• **PROVIDED DATA**
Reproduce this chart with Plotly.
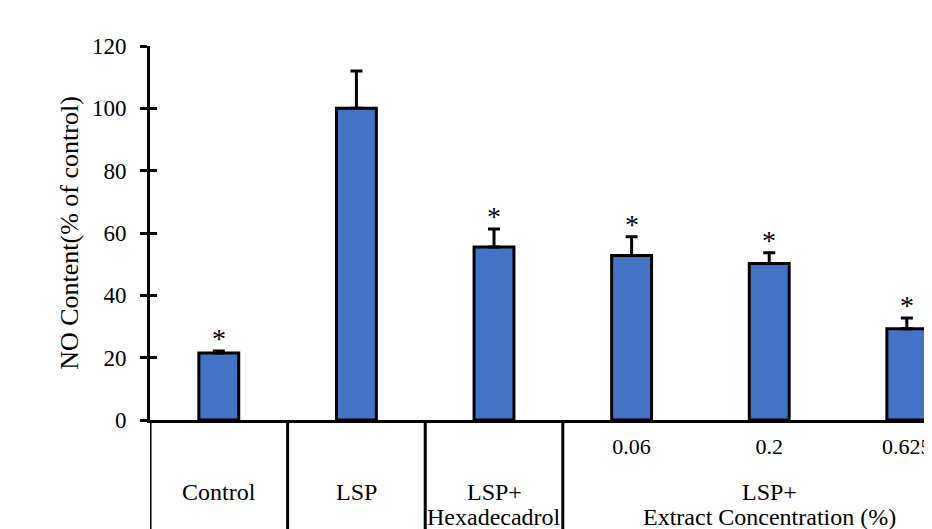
import plotly.graph_objects as go

# ---- data ----
bar_labels = ["Control", "LSP", "LSP+Hexadecadrol", "LSP+0.06", "LSP+0.2", "LSP+0.625"]
no_content = [21.5, 100.0, 55.5, 52.8, 50.2, 29.3]
sem = [0.6, 12.0, 5.8, 6.0, 3.5, 3.4]
significant = [True, False, True, True, True, True]
concentration_ticks = ["", "", "", "0.06", "0.2", "0.625"]
group_line1 = ["Control", "LSP", "LSP+", "LSP+"]
group_line2 = ["", "", "Hexadecadrol", "Extract Concentration (%)"]
group_start = [0, 1, 2, 3]
group_end = [0, 1, 2, 5]
y_ticks = [0, 20, 40, 60, 80, 100, 120]
y_title = "NO Content(% of control)"

FONT = "Liberation Serif"
xs = list(range(len(bar_labels)))

fig = go.Figure()
fig.add_trace(go.Bar(
    x=xs, y=no_content, width=0.29,
    marker=dict(color="#4472C4", line=dict(color="black", width=3)),
    error_y=dict(type="data", array=sem, arrayminus=[0] * len(sem), symmetric=False,
                 color="black", thickness=3, width=6),
    hoverinfo="skip", showlegend=False,
))
# invisible trace for the overlay axis (inside tick marks)
fig.add_trace(go.Scatter(x=[xs[0]], y=[0], yaxis="y2", mode="markers",
                         marker=dict(opacity=0), showlegend=False, hoverinfo="skip"))

# asterisks
for x, v, e, s in zip(xs, no_content, sem, significant):
    if s:
        fig.add_annotation(x=x, y=v + e, xref="x", yref="y", text="*", showarrow=False,
                           yanchor="bottom", yshift=-5,
                           font=dict(family=FONT, size=28, color="black"))

# group separators and labels below axis
for gs, ge, l1, l2 in zip(group_start, group_end, group_line1, group_line2):
    fig.add_shape(type="line", xref="x", yref="paper", x0=gs - 0.5, x1=gs - 0.5,
                  y0=0, y1=-0.4, line=dict(color="black", width=3))
    xc = (gs + ge) / 2
    fig.add_annotation(x=xc, y=-0.193, xref="x", yref="paper", text=l1, showarrow=False,
                       yanchor="middle", font=dict(family=FONT, size=24, color="black"))
    if l2:
        fig.add_annotation(x=xc, y=-0.26, xref="x", yref="paper", text=l2, showarrow=False,
                           yanchor="middle", font=dict(family=FONT, size=24, color="black"))

# page body has an 8px margin: compensate so the plot area sits at x 150-932, y 46-420
fig.update_layout(
    width=932, height=529,
    margin=dict(l=142, r=8, t=38, b=117),
    plot_bgcolor="white", paper_bgcolor="white",
    font=dict(family=FONT, size=23, color="black"),
    xaxis=dict(range=[-0.5, 5.183], tickvals=xs, ticktext=concentration_ticks,
               showline=True, linecolor="black", linewidth=3, ticks="",
               showgrid=False, zeroline=False, ticklabelstandoff=5,
               ticklabeloverflow="allow",
               tickfont=dict(family=FONT, size=22, color="black")),
    yaxis=dict(range=[0, 120], tickvals=y_ticks, showline=True, linecolor="black",
               linewidth=3, ticks="outside", ticklen=7, tickwidth=3, tickcolor="black",
               showgrid=False, zeroline=False, ticklabelstandoff=9,
               tickfont=dict(family=FONT, size=23, color="black"),
               title=dict(text=y_title, standoff=6, font=dict(family=FONT, size=26, color="black"))),
    yaxis2=dict(range=[0, 120], overlaying="y", side="left", tickvals=y_ticks,
                ticks="inside", ticklen=7, tickwidth=3, tickcolor="black",
                showticklabels=False, showgrid=False, zeroline=False, showline=False),
)

fig.write_html("out.html",
               post_script="document.body.style.overflow='hidden';"
                           "document.documentElement.style.overflow='hidden';")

• **WHAT YOU NEED TO DO**
Return nothing but the lines running from the start of the data to the line with "import plotly.graph_objects as go", please, both ends included and no pictures.

• **CORRECT RESPONSE**
Reproduce this chart with Plotly.
import plotly.graph_objects as go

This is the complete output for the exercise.